IBM commissioned independent IT analyst, Quocirca to survey 100 board-level decision makers of mid-market organisations and that all but two admitted to struggling with poor data quality.
Nearly half of respondents (46 percent ) admitted concern about the overall integrity of their information they use to make critical business decisions and two thirds relied on error-prone manual processes to deal with data.
Only seven percent said they constantly monitored key performance indicators (KPIs) and more than two thirds (68 percent) did little to observe or analysis business performance.
Information sharing across the business was also highlighted as an area of concern, where only 13 percent saying they could draw up reports based on a single data source. And over a third (36 percent) of those surveyed either actively prohibited or discouraged data sharing up and down the value chain.

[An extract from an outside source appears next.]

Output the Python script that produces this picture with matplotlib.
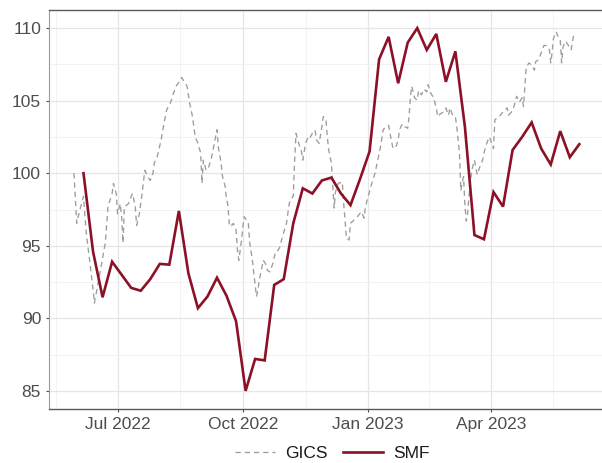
import numpy as np
import pandas as pd
import matplotlib
matplotlib.use("Agg")
import matplotlib.pyplot as plt
import matplotlib.dates as mdates
from matplotlib.lines import Line2D

# ---------------- data ----------------
gics_start = "2022-05-30"
gics_offset_days = [
    0, 2, 4, 7, 9, 12, 14, 15, 19, 23, 25, 28, 29, 31, 32, 34, 35, 36, 37, 40,
    42, 43, 45, 46, 48, 50, 52, 54, 56, 58, 59, 61, 62, 64, 66, 68, 71, 73, 75, 78,
    79, 81, 83, 85, 87, 89, 91, 93, 94, 95, 97, 99, 101, 103, 105, 106, 108, 109, 111, 112,
    113, 114, 115, 117, 119, 120, 121, 123, 124, 125, 128, 129, 131, 132, 134, 135, 136, 138, 139, 141,
    142, 144, 146, 148, 150, 151, 153, 156, 158, 159, 161, 162, 163, 165, 167, 168, 170, 172, 173, 175,
    177, 178, 180, 182, 183, 185, 186, 187, 189, 190, 191, 192, 194, 197, 198, 199, 200, 202, 203, 206,
    208, 211, 213, 214, 216, 218, 221, 223, 225, 227, 229, 231, 232, 234, 236, 238, 239, 241, 243, 245,
    246, 247, 248, 250, 252, 253, 255, 256, 257, 259, 260, 262, 264, 266, 267, 269, 271, 273, 275, 276,
    278, 280, 281, 283, 284, 285, 286, 287, 288, 289, 290, 292, 294, 295, 296, 298, 300, 302, 304, 305,
    308, 309, 311, 313, 316, 318, 319, 321, 323, 325, 327, 329, 330, 331, 332, 334, 336, 338, 339, 341,
    343, 345, 347, 349, 350, 351, 352, 354, 355, 357, 358, 359, 361, 363, 365, 366, 367,
]
gics_values = [
    100.0, 96.55, 97.35, 98.4, 95.9, 93.6, 92.0, 91.05, 93.1, 95.2, 97.7, 98.6, 99.3, 98.6, 97.2, 97.9, 97.0, 95.2, 97.7, 97.9,
    98.4, 98.6, 97.7, 96.4, 97.2, 98.6, 100.2, 99.8, 99.5, 100.0, 100.7, 101.1, 101.5, 102.3, 103.4, 104.35, 104.9, 105.5, 106.0, 106.4,
    106.6, 106.3, 106.0, 104.8, 103.9, 102.5, 102.06, 101.4, 99.3, 100.9, 100.2, 100.45, 101.1, 102.06, 103.0, 101.8, 100.7, 99.8, 99.1, 98.2,
    97.8, 96.55, 96.3, 96.55, 96.1, 94.7, 94.0, 95.4, 96.3, 97.0, 96.55, 95.2, 94.0, 93.1, 91.5, 91.95, 92.6, 93.55, 94.0, 93.7,
    93.3, 93.2, 93.8, 94.6, 94.7, 94.9, 95.6, 96.55, 97.9, 98.2, 98.4, 100.9, 102.75, 102.06, 101.5, 100.9, 102.06, 102.5, 102.4, 102.75,
    102.97, 102.3, 102.06, 103.2, 103.9, 103.7, 102.5, 101.6, 100.7, 99.2, 97.6, 98.7, 99.3, 99.4, 97.9, 96.8, 95.5, 95.4, 96.55, 96.8,
    97.0, 97.35, 96.9, 97.7, 98.4, 99.1, 100.0, 100.9, 101.8, 103.0, 103.2, 103.3, 102.75, 101.8, 101.7, 102.3, 103.0, 103.4, 103.2, 103.1,
    103.9, 105.3, 106.0, 105.2, 105.04, 105.7, 105.4, 105.6, 105.8, 105.6, 106.1, 105.5, 105.2, 104.5, 103.9, 104.1, 104.2, 104.5, 104.0, 104.5,
    104.0, 103.9, 103.2, 101.4, 98.8, 99.4, 99.76, 97.8, 96.7, 97.25, 98.4, 100.2, 100.9, 100.45, 99.9, 100.45, 100.9, 101.8, 102.3, 102.5,
    101.7, 103.7, 103.8, 104.0, 104.35, 104.5, 104.0, 104.2, 104.6, 105.3, 104.9, 105.2, 104.6, 106.0, 107.3, 107.6, 107.45, 107.1, 107.7, 107.8,
    108.3, 108.8, 108.8, 108.5, 107.6, 108.3, 109.3, 109.75, 109.5, 109.2, 107.6, 108.7, 109.1, 108.8, 108.5, 109.1, 109.6,
]

smf_start = "2022-06-06"
smf_values = [
    100.0, 94.6, 91.45, 93.9, 93.0, 92.1, 91.9, 92.7, 93.75, 93.7,
    97.4, 93.1, 90.7, 91.5, 92.8, 91.55, 89.8, 85.0, 87.2, 87.1,
    92.3, 92.7, 96.55, 98.96, 98.6, 99.5, 99.7, 98.6, 97.8, 99.6,
    101.5, 107.85, 109.4, 106.2, 109.0, 110.0, 108.5, 109.6, 106.3, 108.4,
    103.2, 95.74, 95.45, 98.7, 97.7, 101.6, 102.5, 103.5, 101.7, 100.6,
    102.9, 101.1, 102.0,
]

series_names = ["GICS", "SMF"]
y_ticks = [85, 90, 95, 100, 105, 110]
x_tick_months = [1, 4, 7, 10]

gics_dates = pd.Timestamp(gics_start) + pd.to_timedelta(gics_offset_days, unit="D")
smf_dates = pd.date_range(smf_start, periods=len(smf_values), freq="7D")

# ---------------- style ----------------
plt.rcParams["font.family"] = ["Liberation Sans", "DejaVu Sans"]
plt.rcParams["font.size"] = 12.5

W, H = 602, 463
fig = plt.figure(figsize=(W / 100, H / 100), dpi=100)
left_px, right_px, top_px, bottom_px = 48.7, 604.6, 10.0, 409.0
ax = fig.add_axes([left_px / W, (H - bottom_px) / H,
                   (right_px - left_px) / W, (bottom_px - top_px) / H])

gics_color = "#9c9c9c"
smf_color = "#8c1026"

ax.plot(gics_dates, gics_values, color=gics_color, lw=0.95,
        linestyle=(0, (4, 3)), zorder=3)
ax.plot(smf_dates, smf_values, color=smf_color, lw=1.9,
        solid_joinstyle="miter", zorder=4)

# limits with ggplot-like 5% expansion
all_dates = np.concatenate([mdates.date2num(gics_dates), mdates.date2num(smf_dates)])
xmin, xmax = all_dates.min(), all_dates.max()
xr = xmax - xmin
all_vals = np.concatenate([gics_values, smf_values])
ymin, ymax = all_vals.min(), all_vals.max()
yr = ymax - ymin

# ticks
ax.xaxis.set_major_locator(mdates.MonthLocator(bymonth=x_tick_months))
ax.xaxis.set_major_formatter(mdates.DateFormatter("%b %Y"))
major_x = [mdates.date2num(pd.Timestamp(d)) for d in
           ["2022-04-01", "2022-07-01", "2022-10-01", "2023-01-01", "2023-04-01", "2023-07-01"]]
minor_x = [(a + b) / 2 for a, b in zip(major_x[:-1], major_x[1:])]
ax.set_xticks(minor_x, minor=True)
ax.set_yticks(y_ticks)
ax.set_yticks([t + 2.5 for t in [80] + y_ticks], minor=True)
ax.set_xlim(xmin - 0.05 * xr, xmax + 0.05 * xr)
ax.set_ylim(ymin - 0.05 * yr, ymax + 0.05 * yr)

ax.grid(which="major", color="#e6e6e6", lw=0.9, zorder=0)
ax.grid(which="minor", color="#f0f0f0", lw=0.6, zorder=0)
ax.set_axisbelow(True)

ax.tick_params(which="major", length=2.5, width=0.8, color="#4d4d4d",
               labelcolor="#4d4d4d", labelsize=12.5, pad=3)
ax.tick_params(which="minor", length=0)

for side in ["top", "bottom"]:
    ax.spines[side].set_color("#5a5a5a")
    ax.spines[side].set_linewidth(1.0)
ax.spines["left"].set_color("#9a9a9a")
ax.spines["left"].set_linewidth(0.8)
ax.spines["right"].set_visible(False)

handles = [Line2D([], [], color=gics_color, lw=0.95, linestyle=(0, (4, 3))),
           Line2D([], [], color=smf_color, lw=1.9)]
fig.legend(handles, series_names, loc="center", ncol=2, frameon=False,
           bbox_to_anchor=(0.552, (H - 453.5) / H), handlelength=2.3,
           handletextpad=0.6, columnspacing=0.85, fontsize=12.5,
           labelcolor="#1a1a1a", borderpad=0.1)

fig.savefig("out.png", dpi=100)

“In a challenging economic climate, organisations need to have confidence in their business decisions and the data that underpins them,” stated Clive Longbottom, service director at Quocirca. “Inaccurate data can trigger huge problems causing critical damage to an organisation.”
He said this sector of UK business had failed to equip themselves with the necessary business intelligence (BI) tools.
“Business intelligence and performance management tools have long been incorrectly viewed as an exclusive enterprise-only club, and this perception has to change,” stated Ged Simmons, IBM business intelligence and performance UK and Ireland country manager.
“A growing number of mid-market businesses are already achieving significant ROI [return on investment] and visibility from BI and PM. In the information age, accurate data is absolutely critical when it comes to making decisions for the future of the business – whatever the size or sector.”